#### Given task
Each line below must be set down exactly; omit any image you find.

#### Supplied material

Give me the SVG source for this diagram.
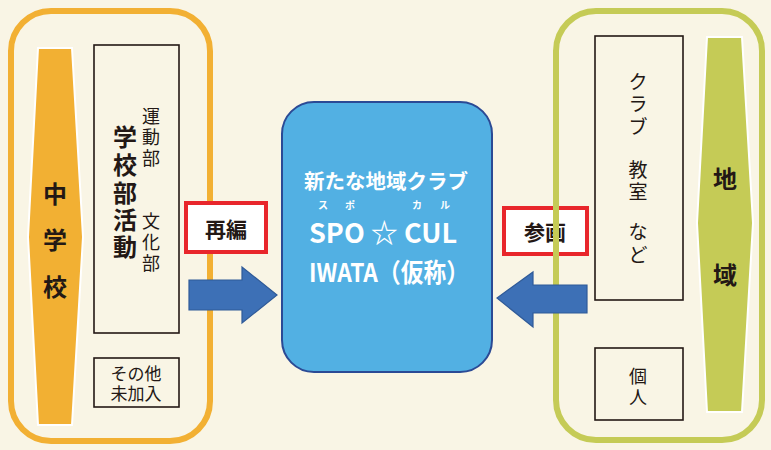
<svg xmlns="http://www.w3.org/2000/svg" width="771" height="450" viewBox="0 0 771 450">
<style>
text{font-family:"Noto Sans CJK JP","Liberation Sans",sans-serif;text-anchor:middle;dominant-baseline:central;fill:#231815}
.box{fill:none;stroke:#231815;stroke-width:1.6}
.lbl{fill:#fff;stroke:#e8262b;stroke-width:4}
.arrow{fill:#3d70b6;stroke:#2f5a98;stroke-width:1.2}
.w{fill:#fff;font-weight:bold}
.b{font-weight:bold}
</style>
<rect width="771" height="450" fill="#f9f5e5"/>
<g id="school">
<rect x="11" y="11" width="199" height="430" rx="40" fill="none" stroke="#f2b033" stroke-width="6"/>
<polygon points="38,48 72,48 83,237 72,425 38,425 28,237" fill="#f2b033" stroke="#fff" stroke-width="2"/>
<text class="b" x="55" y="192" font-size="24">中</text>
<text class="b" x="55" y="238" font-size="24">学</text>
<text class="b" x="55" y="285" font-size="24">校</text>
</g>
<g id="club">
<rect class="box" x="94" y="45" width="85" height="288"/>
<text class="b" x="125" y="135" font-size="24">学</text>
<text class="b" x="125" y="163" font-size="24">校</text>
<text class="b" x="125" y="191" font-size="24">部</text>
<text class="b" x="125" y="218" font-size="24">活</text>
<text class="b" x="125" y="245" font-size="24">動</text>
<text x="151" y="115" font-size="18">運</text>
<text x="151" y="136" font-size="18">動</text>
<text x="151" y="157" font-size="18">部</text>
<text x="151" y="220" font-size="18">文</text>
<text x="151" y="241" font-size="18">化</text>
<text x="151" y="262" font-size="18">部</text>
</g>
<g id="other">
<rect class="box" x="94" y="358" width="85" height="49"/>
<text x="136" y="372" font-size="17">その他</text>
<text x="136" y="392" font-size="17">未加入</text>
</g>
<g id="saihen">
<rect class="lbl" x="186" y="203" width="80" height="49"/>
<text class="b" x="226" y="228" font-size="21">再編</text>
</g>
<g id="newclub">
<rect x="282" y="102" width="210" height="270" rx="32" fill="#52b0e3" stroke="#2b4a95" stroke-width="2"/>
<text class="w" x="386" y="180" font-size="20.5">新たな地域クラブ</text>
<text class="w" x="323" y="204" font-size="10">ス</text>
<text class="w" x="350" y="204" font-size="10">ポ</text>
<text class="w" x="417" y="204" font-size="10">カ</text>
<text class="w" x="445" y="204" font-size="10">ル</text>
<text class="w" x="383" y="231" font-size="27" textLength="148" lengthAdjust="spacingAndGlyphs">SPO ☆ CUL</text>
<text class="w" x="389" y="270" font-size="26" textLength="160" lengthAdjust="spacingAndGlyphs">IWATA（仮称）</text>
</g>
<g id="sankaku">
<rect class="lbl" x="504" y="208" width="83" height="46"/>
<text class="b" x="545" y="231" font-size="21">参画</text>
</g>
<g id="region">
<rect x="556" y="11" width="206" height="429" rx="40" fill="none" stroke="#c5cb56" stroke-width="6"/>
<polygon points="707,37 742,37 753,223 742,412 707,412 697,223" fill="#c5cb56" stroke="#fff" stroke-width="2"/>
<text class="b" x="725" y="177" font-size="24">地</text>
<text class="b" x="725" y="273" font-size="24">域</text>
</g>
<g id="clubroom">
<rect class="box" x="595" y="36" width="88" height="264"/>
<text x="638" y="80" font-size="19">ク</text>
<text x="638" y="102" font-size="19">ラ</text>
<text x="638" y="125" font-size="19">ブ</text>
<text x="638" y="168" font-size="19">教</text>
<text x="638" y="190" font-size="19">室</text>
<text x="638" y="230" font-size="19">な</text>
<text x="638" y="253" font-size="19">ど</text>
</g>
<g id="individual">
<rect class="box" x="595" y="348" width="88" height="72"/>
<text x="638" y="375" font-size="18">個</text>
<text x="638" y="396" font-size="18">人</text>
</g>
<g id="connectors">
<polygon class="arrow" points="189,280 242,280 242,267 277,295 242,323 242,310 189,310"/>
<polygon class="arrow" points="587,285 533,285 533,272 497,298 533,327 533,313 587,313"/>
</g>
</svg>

#### Written response
Give me the SVG source for this diagram.
<svg xmlns="http://www.w3.org/2000/svg" width="771" height="450" viewBox="0 0 771 450">
<style>
text{font-family:"Noto Sans CJK JP","Liberation Sans",sans-serif;text-anchor:middle;dominant-baseline:central;fill:#231815}
.box{fill:none;stroke:#231815;stroke-width:1.6}
.lbl{fill:#fff;stroke:#e8262b;stroke-width:4}
.arrow{fill:#3d70b6;stroke:#2f5a98;stroke-width:1.2}
.w{fill:#fff;font-weight:bold}
.b{font-weight:bold}
</style>
<rect width="771" height="450" fill="#f9f5e5"/>
<g id="school">
<rect x="11" y="11" width="199" height="430" rx="40" fill="none" stroke="#f2b033" stroke-width="6"/>
<polygon points="38,48 72,48 83,237 72,425 38,425 28,237" fill="#f2b033" stroke="#fff" stroke-width="2"/>
<text class="b" x="55" y="192" font-size="24">中</text>
<text class="b" x="55" y="238" font-size="24">学</text>
<text class="b" x="55" y="285" font-size="24">校</text>
</g>
<g id="club">
<rect class="box" x="94" y="45" width="85" height="288"/>
<text class="b" x="125" y="135" font-size="24">学</text>
<text class="b" x="125" y="163" font-size="24">校</text>
<text class="b" x="125" y="191" font-size="24">部</text>
<text class="b" x="125" y="218" font-size="24">活</text>
<text class="b" x="125" y="245" font-size="24">動</text>
<text x="151" y="115" font-size="18">運</text>
<text x="151" y="136" font-size="18">動</text>
<text x="151" y="157" font-size="18">部</text>
<text x="151" y="220" font-size="18">文</text>
<text x="151" y="241" font-size="18">化</text>
<text x="151" y="262" font-size="18">部</text>
</g>
<g id="other">
<rect class="box" x="94" y="358" width="85" height="49"/>
<text x="136" y="372" font-size="17">その他</text>
<text x="136" y="392" font-size="17">未加入</text>
</g>
<g id="saihen">
<rect class="lbl" x="186" y="203" width="80" height="49"/>
<text class="b" x="226" y="228" font-size="21">再編</text>
</g>
<g id="newclub">
<rect x="282" y="102" width="210" height="270" rx="32" fill="#52b0e3" stroke="#2b4a95" stroke-width="2"/>
<text class="w" x="386" y="180" font-size="20.5">新たな地域クラブ</text>
<text class="w" x="323" y="204" font-size="10">ス</text>
<text class="w" x="350" y="204" font-size="10">ポ</text>
<text class="w" x="417" y="204" font-size="10">カ</text>
<text class="w" x="445" y="204" font-size="10">ル</text>
<text class="w" x="383" y="231" font-size="27" textLength="148" lengthAdjust="spacingAndGlyphs">SPO ☆ CUL</text>
<text class="w" x="389" y="270" font-size="26" textLength="160" lengthAdjust="spacingAndGlyphs">IWATA（仮称）</text>
</g>
<g id="sankaku">
<rect class="lbl" x="504" y="208" width="83" height="46"/>
<text class="b" x="545" y="231" font-size="21">参画</text>
</g>
<g id="region">
<rect x="556" y="11" width="206" height="429" rx="40" fill="none" stroke="#c5cb56" stroke-width="6"/>
<polygon points="707,37 742,37 753,223 742,412 707,412 697,223" fill="#c5cb56" stroke="#fff" stroke-width="2"/>
<text class="b" x="725" y="177" font-size="24">地</text>
<text class="b" x="725" y="273" font-size="24">域</text>
</g>
<g id="clubroom">
<rect class="box" x="595" y="36" width="88" height="264"/>
<text x="638" y="80" font-size="19">ク</text>
<text x="638" y="102" font-size="19">ラ</text>
<text x="638" y="125" font-size="19">ブ</text>
<text x="638" y="168" font-size="19">教</text>
<text x="638" y="190" font-size="19">室</text>
<text x="638" y="230" font-size="19">な</text>
<text x="638" y="253" font-size="19">ど</text>
</g>
<g id="individual">
<rect class="box" x="595" y="348" width="88" height="72"/>
<text x="638" y="375" font-size="18">個</text>
<text x="638" y="396" font-size="18">人</text>
</g>
<g id="connectors">
<polygon class="arrow" points="189,280 242,280 242,267 277,295 242,323 242,310 189,310"/>
<polygon class="arrow" points="587,285 533,285 533,272 497,298 533,327 533,313 587,313"/>
</g>
</svg>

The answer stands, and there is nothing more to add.